22So he returned to Judah, and said, "I have not found her; and also the men of the place said, 'No harlot has been here.'"
23And Judah replied, "Let her keep the things as her own, lest we be laughed at; you see, I sent this kid, and you could not find her."

About three months later, Judah heard how Tamar got pregnant by playing the harlot. "Bring her out, and let her be burned," said Judah.

24About three months later Judah was told, "Tamar your daughter-in-law has played the harlot; and moreover she is with child by harlotry." And Judah said, "Bring her out, and let her be burned."

Tamar came with the signet, the cord and the staff.

25As she was being brought out, she sent word to her father-in-law, "By the man to whom these belong, I am with child." And she said, "Mark, I pray you, whose these are, the signet and the cord and the staff."

Judah acknowledged them and said she was more righteous than he because he did not give her to his son Shelah. He did not lie with her again. - He couldn't kill the mother of his children. Her righteousness was in preserving his name as one of Abraham's descendants.

26Then Judah acknowledged them and said, "She is more righteous than I, inasmuch as I did not give her to my son Shelah." And he did not lie with her again.

When the time of delivery came, out came twins Perez and Zerah.

27When the time of her delivery came, there were twins in her womb.
28And when she was in labor, one put out a hand; and the midwife took and bound on his hand a scarlet thread, saying, "This came out first."
29But as he drew back his hand, behold, his brother came out; and she said, "What a breach you have made for yourself!" Therefore his name was called Perez.
30Afterward his brother came out with the scarlet thread upon his hand; and his name was called Zerah.

Analyses

The question is why was Yahweh displeased with Onan to kill him?

Mosaic Law

Technically, the laws of Moses did not apply to Judah, but they do provide a guide to the beliefs of those times.

1. The widow of one brother cannot marry outside the family. The next surviving brother shall take her as his wife and bear children to the name of the dead brother so his name may not be blotted out of Israel. - There was an ancient belief that as long as a man's name was remembered, he continued to exist.

5"If brothers dwell together, and one of them dies and has no son, the wife of the dead shall not be married outside the family to a stranger; her husband's brother shall go in to her, and take her as his wife, and perform the duty of a husband's brother to her.
6And the first son whom she bears shall succeed to the name of his brother who is dead, that his name may not be blotted out of Israel. (Deut. 25:5-6)

2. Judah could not marry Tamar because she was once at once a widow and defiled by Onan.

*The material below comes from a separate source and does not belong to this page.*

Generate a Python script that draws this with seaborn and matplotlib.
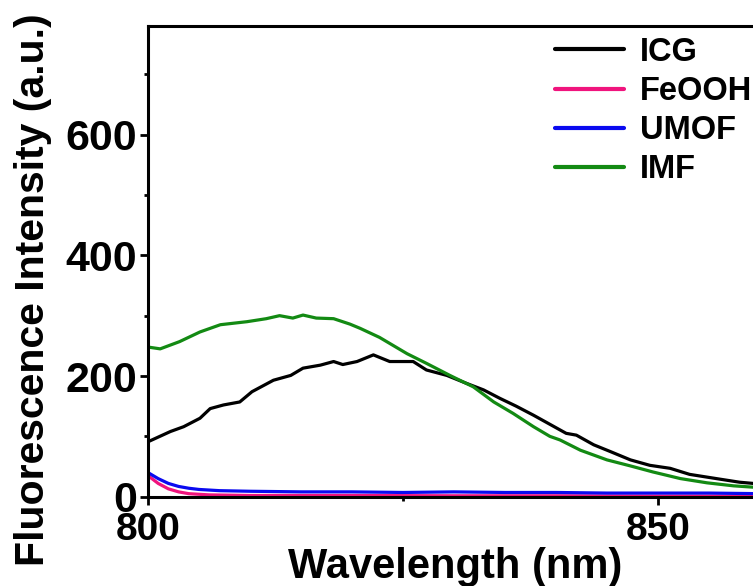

13And he shall take a wife in her virginity.
14A widow, or one divorced, or a woman who has been defiled, or a harlot, these he shall not marry; but he shall take to wife a virgin of his own people, (Lev. 21:13-14)

3. Semen discharge is unclean until the evening as long as it was washed with water. - In isolation, Onan's semen discharge would not provide grounds for killing him.

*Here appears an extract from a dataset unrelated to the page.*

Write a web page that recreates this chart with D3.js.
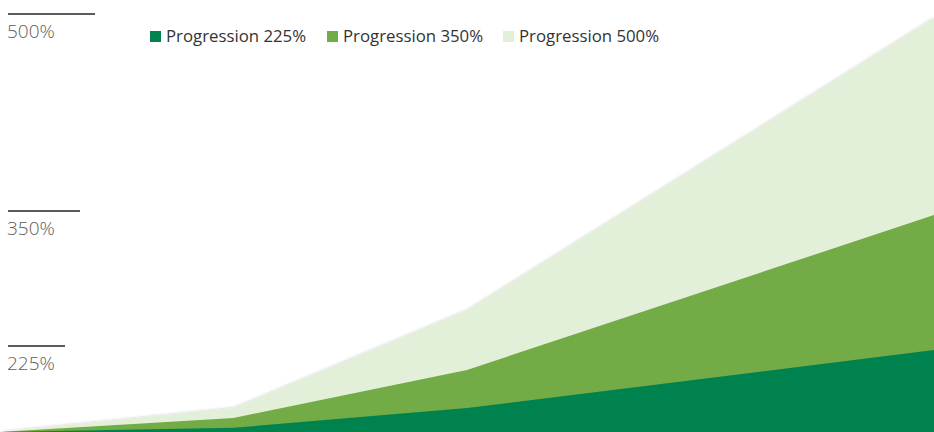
<!DOCTYPE html>
<html>
<head>
<meta charset="utf-8">
<script src="https://cdn.jsdelivr.net/npm/d3@7"></script>
<style>
  body { margin: 0; background: #fff; }
  svg { display: block; }
  .legend text { font-family: 'Open Sans', sans-serif; font-size: 16.8px; fill: #333; }
  .mark text { font-family: 'Open Sans', sans-serif; font-size: 19px; fill: #5c5c5c; font-weight: 300; }
</style>
</head>
<body>
<svg id="chart" width="934" height="432"></svg>
<script>
  // periods along the horizon
  const periods = [0, 1, 2, 4];
  // index values (arbitrary 0-500 scale)
  const prog225 = [0, 5, 29, 99];
  const prog350 = [0, 17, 75, 262];
  const prog500 = [0, 29, 147, 500];
  const seriesNames = ['Progression 225%', 'Progression 350%', 'Progression 500%'];
  const markLabels = ['500%', '350%', '225%'];
  const colors = ['#00824f', '#73ab46', '#e2efd9'];

  const width = 934, height = 432;
  const svg = d3.select('#chart');

  const x = d3.scaleLinear().domain(d3.extent(periods)).range([0, width]);
  const y = d3.scaleLinear().domain([0, 500]).range([height, 18]);

  const defs = svg.append('defs');
  const f = defs.append('filter').attr('id', 'shadow').attr('x', '-5%').attr('y', '-5%').attr('width', '110%').attr('height', '110%');
  f.append('feDropShadow').attr('dx', 0).attr('dy', 0).attr('stdDeviation', 1.5)
    .attr('flood-color', '#000').attr('flood-opacity', 0.25);

  const area = d3.area()
    .x(function(d, i) { return x(periods[i]); })
    .y0(height)
    .y1(function(d) { return y(d); });

  // draw back to front
  const series = [prog225, prog350, prog500];
  [2, 1, 0].forEach(function(k) {
    svg.append('path')
      .datum(series[k])
      .attr('d', area)
      .attr('fill', colors[k])
      .attr('filter', k === 2 ? 'url(#shadow)' : null);
  });

  // level marks on the left
  const marks = svg.append('g').attr('class', 'mark');
  const ends = [prog500, prog350, prog225].map(function(s) { return s[s.length - 1]; });
  ends.forEach(function(v, i) {
    const yy = Math.round(y(v)) - 4;
    marks.append('line')
      .attr('x1', 8).attr('x2', 95 - i * 15)
      .attr('y1', yy).attr('y2', yy)
      .attr('stroke', '#5a5a5a').attr('stroke-width', 2);
    marks.append('text')
      .attr('x', 7).attr('y', yy + 24)
      .text(markLabels[i]);
  });

  // legend
  const legend = svg.append('g').attr('class', 'legend');
  const legX = [150, 327, 503];
  seriesNames.forEach(function(name, i) {
    legend.append('rect')
      .attr('x', legX[i]).attr('y', 31).attr('width', 11).attr('height', 11)
      .attr('fill', colors[i]);
    legend.append('text')
      .attr('x', legX[i] + 16).attr('y', 42)
      .text(name);
  });
</script>
</body>
</html>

2"Say to the people of Israel, When any man has a discharge from his body, his discharge is unclean.
3And this is the law of his uncleanness for a discharge: whether his body runs with his discharge, or his body is stopped from discharge, it is uncleanness in him. (Lev. 15:2)

16"And if a man has an emission of semen, he shall bathe his whole body in water, and be unclean until the evening.
17And every garment and every skin on which the semen comes shall be washed with water, and be unclean until the evening.
18If a man lies with a woman and has an emission of semen, both of them shall bathe themselves in water, and be unclean until the evening. (Lev. 15:16-18)

Family background

4. Judah was one of Jacob's twelve sons and the patriarch of David's tribe.

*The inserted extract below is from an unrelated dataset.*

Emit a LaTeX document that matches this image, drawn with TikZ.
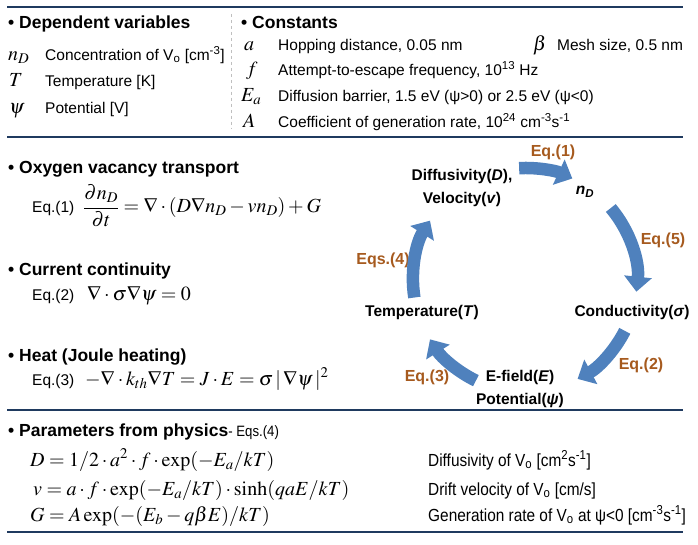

5. By Judah marrying a Canaanite woman, their sons were half Canaanite. That this is mentioned was meant to draw attention to their alien background. Abraham, Isaac and Jacob married within the family.

Abraham married Sarai, his half sister.

31Terah took Abram his son and Lot the son of Haran, his grandson, and Sarai his daughter-in-law, his son Abram's wife, and they went forth together from Ur of the Chaldeans to go into the land of Canaan; but when they came to Haran, they settled there. (Gen. 11:31)

Isaac married Rebekah, the daughter of Abraham's nephew.

15Before he had done speaking, behold, Rebekah, who was born to Bethuel the son of Milcah, the wife of Nahor, Abraham's brother, came out with her water jar upon her shoulder (Gen. 24:15)

Jacob married the daughters of his uncle Laban.

15Then Laban said to Jacob, "Because you are my kinsman, should you therefore serve me for nothing? Tell me, what shall your wages be?"
16Now Laban had two daughters; the name of the older was Leah, and the name of the younger was Rachel. (Gen. 29:15-16)

6. We are not told Tamar's family and religious background; but it is not questioned. Judah thought her suitable to marry his son, and later called her more righteous than he for enabling him to honorably continue his namesake. She was to Judah as Mary was to Joseph.

7. Why did Judah fear his son Shelah would perish if he sent her to Tamar? Because he would have been killed before he had the chance to produce children. Numbers 26:20 calls him the namesake of the Shelanites, a clan not related to the Israelites. No matter who the mother of his children was, he could not carry the name of Judah into the tribes of Israel.

Conclusion

8. The story was written in such a way so Judah and Tamar would come out looking righteous because miscegenation with Canaanites was discouraged. Onan had the bad luck of having the wrong mother.